■ TO DO ■
Gather all lines from the material that contain "diagram".

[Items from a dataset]

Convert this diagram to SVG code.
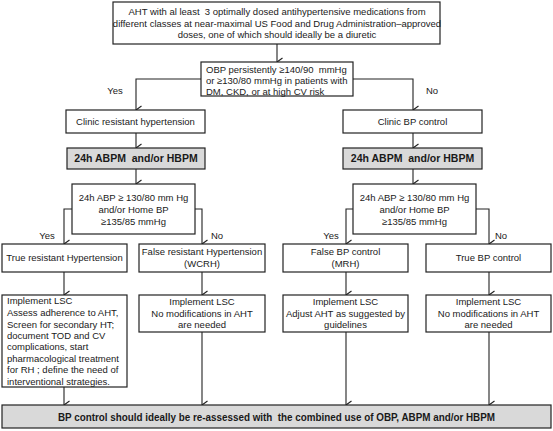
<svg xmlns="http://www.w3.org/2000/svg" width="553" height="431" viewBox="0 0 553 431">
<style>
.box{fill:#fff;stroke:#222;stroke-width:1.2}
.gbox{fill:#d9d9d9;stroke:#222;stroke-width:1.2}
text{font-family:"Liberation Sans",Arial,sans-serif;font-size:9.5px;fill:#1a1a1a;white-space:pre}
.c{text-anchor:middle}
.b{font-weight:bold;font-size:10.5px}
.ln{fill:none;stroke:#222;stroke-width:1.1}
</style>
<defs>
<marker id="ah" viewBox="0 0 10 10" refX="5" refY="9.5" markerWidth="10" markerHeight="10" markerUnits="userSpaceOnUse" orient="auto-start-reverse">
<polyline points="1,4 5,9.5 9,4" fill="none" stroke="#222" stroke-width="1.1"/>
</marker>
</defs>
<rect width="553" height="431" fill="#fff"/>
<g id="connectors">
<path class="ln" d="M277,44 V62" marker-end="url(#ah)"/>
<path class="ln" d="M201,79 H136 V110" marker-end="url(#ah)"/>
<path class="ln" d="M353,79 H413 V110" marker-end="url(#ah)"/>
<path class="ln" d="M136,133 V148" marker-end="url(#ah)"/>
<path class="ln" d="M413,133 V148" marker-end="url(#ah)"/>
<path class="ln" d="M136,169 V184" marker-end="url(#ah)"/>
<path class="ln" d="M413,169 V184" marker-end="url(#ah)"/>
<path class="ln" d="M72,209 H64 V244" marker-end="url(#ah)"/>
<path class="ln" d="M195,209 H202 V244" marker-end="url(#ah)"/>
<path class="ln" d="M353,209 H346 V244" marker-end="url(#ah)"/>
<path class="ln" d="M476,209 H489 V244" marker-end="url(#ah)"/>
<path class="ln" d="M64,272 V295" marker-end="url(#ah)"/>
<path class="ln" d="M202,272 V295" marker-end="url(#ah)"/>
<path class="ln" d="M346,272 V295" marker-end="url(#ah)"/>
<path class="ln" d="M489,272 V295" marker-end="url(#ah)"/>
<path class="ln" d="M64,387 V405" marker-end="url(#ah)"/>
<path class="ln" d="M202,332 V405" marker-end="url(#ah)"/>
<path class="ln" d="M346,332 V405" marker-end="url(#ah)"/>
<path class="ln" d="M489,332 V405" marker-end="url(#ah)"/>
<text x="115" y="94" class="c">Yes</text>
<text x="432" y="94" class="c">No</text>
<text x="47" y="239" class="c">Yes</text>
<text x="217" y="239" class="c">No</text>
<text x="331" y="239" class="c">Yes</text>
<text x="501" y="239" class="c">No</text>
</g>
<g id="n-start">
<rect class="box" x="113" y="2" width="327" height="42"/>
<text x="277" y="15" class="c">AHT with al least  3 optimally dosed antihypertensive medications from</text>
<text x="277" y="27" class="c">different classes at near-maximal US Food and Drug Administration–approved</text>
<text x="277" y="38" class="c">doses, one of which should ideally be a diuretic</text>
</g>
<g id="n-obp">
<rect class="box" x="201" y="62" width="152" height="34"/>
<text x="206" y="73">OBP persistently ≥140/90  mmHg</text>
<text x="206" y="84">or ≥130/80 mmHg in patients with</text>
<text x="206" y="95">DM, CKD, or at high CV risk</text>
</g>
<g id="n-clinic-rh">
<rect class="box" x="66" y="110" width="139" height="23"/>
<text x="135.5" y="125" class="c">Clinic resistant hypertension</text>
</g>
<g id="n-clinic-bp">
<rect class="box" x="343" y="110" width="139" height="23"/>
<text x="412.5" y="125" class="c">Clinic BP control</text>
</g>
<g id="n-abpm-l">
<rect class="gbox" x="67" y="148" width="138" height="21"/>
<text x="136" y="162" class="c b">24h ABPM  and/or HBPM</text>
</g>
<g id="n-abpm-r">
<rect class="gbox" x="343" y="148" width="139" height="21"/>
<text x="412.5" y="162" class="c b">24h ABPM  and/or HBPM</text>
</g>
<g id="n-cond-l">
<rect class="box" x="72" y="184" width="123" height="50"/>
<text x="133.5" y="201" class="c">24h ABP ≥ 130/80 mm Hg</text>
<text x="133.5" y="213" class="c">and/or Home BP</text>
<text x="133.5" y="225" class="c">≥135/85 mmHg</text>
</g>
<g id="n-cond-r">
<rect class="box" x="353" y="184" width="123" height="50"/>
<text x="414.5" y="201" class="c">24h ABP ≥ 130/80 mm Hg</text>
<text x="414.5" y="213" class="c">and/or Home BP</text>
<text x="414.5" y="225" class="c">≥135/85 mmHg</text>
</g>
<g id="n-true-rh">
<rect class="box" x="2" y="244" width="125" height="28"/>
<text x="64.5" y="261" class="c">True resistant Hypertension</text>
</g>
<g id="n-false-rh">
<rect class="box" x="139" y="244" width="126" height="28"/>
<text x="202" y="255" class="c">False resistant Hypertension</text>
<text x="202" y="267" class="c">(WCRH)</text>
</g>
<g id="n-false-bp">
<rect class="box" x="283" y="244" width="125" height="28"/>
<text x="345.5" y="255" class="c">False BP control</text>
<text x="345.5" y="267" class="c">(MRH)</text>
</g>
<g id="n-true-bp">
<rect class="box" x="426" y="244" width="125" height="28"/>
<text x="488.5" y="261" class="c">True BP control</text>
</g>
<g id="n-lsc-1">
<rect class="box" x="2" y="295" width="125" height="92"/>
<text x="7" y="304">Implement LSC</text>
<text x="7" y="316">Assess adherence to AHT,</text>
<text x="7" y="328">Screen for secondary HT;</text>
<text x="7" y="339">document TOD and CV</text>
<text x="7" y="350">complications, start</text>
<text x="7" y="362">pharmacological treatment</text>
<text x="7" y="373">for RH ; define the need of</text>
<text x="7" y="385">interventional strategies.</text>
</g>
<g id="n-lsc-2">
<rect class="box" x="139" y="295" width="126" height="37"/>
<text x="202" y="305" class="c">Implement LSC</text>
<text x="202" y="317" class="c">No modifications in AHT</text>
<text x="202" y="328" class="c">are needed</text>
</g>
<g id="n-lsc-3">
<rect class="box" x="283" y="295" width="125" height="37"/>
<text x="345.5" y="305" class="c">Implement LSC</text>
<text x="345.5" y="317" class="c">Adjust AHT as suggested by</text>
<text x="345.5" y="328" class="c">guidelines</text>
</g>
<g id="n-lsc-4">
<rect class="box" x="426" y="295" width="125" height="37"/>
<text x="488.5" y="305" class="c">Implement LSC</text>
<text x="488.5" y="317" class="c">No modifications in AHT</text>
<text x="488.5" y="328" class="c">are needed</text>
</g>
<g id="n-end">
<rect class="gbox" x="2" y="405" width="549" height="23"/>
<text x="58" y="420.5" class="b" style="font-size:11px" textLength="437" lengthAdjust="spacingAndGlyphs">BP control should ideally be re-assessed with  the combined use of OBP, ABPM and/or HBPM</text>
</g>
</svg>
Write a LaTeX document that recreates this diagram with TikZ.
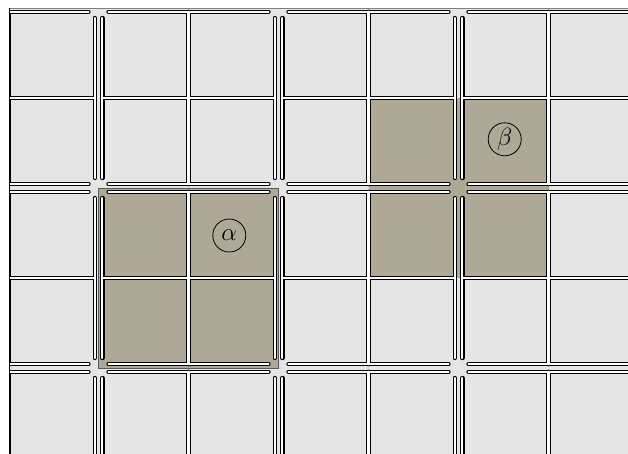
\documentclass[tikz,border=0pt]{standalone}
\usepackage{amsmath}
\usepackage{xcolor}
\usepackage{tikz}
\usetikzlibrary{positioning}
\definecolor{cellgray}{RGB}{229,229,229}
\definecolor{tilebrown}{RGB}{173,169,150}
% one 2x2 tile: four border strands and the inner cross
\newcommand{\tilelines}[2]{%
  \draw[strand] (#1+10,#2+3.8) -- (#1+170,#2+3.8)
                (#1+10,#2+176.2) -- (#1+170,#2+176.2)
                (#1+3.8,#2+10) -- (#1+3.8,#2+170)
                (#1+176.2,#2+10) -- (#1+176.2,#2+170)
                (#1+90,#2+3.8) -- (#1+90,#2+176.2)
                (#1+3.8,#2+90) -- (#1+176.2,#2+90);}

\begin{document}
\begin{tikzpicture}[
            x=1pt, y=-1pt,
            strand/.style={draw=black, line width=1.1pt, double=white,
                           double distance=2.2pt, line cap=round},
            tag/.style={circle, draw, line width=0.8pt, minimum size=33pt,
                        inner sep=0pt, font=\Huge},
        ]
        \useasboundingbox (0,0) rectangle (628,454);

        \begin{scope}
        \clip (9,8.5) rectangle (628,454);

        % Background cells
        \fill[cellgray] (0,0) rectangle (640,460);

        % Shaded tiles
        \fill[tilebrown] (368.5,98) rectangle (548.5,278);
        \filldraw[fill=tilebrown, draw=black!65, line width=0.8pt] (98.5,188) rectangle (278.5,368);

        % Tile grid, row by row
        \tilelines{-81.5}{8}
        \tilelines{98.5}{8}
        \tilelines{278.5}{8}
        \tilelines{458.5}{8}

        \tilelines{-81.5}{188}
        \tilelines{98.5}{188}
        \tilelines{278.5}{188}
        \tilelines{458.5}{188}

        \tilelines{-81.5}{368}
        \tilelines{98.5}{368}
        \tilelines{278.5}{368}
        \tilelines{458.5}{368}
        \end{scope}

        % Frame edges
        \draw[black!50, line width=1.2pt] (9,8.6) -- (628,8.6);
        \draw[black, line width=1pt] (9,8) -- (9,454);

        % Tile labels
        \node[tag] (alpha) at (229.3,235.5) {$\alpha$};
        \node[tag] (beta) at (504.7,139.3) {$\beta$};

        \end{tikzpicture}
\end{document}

■ COMPLETE OUTPUT ■
Convert this diagram to SVG code.
Write a LaTeX document that recreates this diagram with TikZ.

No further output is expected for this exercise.